Some Mormons With Celestial Rooms In their Homes have sufficient funds that the space availability for sleeping quarters is a non-issue.  for them, it's both a function and a statement. Function: We have a special room to pray because we apparently believe god won't hear our prayers unless we're in our Celestial Room. Statement: We can afford a Celestial Room.  unfortunately, non of my relatives With Celestial Rooms fall into this sub-category.

*** Not all Celestial rooms are maintained to perfection. I've been in one (I'm usually not allowed inside them, and this is one I wish I had not been allowed inside) that would make a hoarder cringe either in self-recognition or because the standards of cleanliness and order were beneath even those of the hoarder.


  1. When I was Mormon, the only people I can image who would have been in that Celestial category was probably the Bishop and some of his cohorts. Maybe a few others that were rich enough.In Southern CA - specifically San Fernando Valley and Santa Monica (the 2 places I lived and went to church at) the Mormons weren't as annoying of those who we visited at BYU for the youth conference.
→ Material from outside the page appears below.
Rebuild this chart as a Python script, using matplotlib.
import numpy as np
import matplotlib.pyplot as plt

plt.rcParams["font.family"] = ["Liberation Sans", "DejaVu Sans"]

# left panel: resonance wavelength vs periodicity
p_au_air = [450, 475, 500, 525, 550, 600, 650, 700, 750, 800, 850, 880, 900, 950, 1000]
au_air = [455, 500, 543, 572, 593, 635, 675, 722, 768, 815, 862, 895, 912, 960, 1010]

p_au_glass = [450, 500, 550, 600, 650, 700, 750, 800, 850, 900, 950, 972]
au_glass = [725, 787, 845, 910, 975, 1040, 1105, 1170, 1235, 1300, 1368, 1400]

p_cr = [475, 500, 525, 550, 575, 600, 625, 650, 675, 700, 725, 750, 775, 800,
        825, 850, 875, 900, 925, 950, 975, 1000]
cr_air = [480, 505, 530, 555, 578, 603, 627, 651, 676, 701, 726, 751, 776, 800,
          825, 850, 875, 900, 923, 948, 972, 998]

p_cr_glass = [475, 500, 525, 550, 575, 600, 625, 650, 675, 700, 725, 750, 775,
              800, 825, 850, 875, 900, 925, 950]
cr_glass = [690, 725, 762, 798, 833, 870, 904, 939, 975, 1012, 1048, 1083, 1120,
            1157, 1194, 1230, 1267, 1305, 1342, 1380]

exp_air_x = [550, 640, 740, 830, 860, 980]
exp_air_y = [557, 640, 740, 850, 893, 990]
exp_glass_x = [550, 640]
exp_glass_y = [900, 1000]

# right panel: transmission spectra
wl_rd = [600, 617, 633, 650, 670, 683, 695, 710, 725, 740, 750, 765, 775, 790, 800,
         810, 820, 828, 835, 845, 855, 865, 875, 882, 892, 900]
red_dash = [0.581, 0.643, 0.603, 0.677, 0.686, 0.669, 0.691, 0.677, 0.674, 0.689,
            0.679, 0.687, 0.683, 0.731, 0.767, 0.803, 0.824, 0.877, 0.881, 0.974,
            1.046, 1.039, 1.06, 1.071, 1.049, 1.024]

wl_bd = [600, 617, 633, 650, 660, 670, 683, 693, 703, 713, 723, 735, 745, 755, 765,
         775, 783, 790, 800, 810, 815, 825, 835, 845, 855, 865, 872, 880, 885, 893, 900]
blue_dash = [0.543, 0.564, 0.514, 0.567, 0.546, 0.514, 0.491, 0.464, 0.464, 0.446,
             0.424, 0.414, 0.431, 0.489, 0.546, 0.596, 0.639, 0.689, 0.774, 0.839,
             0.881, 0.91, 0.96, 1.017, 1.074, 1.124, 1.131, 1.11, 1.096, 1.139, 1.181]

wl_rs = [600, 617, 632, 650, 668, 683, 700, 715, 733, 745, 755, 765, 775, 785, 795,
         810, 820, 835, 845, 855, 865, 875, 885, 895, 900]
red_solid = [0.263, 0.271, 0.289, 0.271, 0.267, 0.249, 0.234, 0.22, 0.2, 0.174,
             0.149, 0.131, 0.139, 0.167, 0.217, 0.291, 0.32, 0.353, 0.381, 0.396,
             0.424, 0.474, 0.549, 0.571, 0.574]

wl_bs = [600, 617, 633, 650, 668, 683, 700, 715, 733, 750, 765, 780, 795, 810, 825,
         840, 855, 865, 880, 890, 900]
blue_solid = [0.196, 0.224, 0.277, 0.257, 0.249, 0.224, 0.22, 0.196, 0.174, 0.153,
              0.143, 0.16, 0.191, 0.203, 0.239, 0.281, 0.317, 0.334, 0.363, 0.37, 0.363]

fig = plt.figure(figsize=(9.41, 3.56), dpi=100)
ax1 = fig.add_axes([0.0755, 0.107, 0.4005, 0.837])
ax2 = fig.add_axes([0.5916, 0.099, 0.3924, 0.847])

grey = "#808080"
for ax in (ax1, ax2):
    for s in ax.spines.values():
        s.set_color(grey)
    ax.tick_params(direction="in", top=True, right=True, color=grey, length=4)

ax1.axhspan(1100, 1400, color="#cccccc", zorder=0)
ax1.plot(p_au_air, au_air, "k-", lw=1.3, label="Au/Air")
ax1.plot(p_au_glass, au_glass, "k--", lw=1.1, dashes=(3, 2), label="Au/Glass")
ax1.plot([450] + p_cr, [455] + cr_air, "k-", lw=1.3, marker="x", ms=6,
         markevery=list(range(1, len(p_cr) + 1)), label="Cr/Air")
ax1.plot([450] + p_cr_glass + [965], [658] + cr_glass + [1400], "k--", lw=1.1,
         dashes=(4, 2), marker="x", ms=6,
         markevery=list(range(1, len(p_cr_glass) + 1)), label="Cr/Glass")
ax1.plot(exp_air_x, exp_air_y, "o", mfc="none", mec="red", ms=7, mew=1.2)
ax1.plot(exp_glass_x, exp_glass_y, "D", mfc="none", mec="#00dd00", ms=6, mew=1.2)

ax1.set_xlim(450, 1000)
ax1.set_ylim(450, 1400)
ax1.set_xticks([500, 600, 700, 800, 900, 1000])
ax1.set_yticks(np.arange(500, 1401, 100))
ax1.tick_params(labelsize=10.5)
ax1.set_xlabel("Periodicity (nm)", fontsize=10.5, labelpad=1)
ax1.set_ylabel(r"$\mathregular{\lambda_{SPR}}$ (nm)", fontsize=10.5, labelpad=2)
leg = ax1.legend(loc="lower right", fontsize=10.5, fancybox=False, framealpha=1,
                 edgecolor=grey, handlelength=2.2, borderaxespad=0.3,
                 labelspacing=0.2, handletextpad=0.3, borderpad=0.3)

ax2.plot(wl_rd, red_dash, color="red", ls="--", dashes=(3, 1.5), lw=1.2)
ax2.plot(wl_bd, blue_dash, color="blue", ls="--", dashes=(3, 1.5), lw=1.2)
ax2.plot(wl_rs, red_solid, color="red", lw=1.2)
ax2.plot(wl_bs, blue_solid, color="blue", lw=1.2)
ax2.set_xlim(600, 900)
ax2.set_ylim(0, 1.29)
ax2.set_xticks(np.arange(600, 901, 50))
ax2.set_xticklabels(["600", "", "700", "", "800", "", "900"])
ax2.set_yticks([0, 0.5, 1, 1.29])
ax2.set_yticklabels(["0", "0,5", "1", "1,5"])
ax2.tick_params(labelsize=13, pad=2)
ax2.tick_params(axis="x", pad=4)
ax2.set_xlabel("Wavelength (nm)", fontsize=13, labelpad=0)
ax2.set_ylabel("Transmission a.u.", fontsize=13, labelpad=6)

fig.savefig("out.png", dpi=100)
Not that I really visited all the members homes to see if they had such rooms, no thank you on that part. But the ones I was at were never freaky overboard.

    There were only a few of the young men that I am sure were forced into going on a mission. Ha, but there was 1 young man that I kinda prevented from that as well...

    I have sometimes wondered what happened to all the people I've gone to church with in the past, if they are still Mormon or not...

  2. Faery, if you don't mind sharing, what did you do to help to relieve the young man of his obligation to go on a mission?

    p.S./my aunts and uncles on my dad's side are struggling to feed and house their families, so they're Celestial Rooms are small and sparsely furnished via IKEA. My grandparents have a little more disposable income, though. Their celestial room looks like the one of the sets of Trinity Brodcasting Network's PTL, the one that Paul and Jan Crouch host. It's multi-level with a winding staircase, a skylight (there are no other windows) and a white Bosendorfer piano tha's probaby worth over 100K. Only LDS hymns - not even Bach or Handel -- may be played on that divine piano, although I'd like it much better in black than in white. Some day I'm going to find a way to get in there when no oe's home and play Moart, Bach, Beethoven, and even a little Billy Joel and Bruce Hornsby just to get it out of my system.

  3. their, not they're, in paragraph 2, sentence one

  4. I think my husband's ex daughter is bucking for status among Mormons with Celestial Rooms in their homes...

  5. It's funny how people overcompensate in their need to believe in a higher power.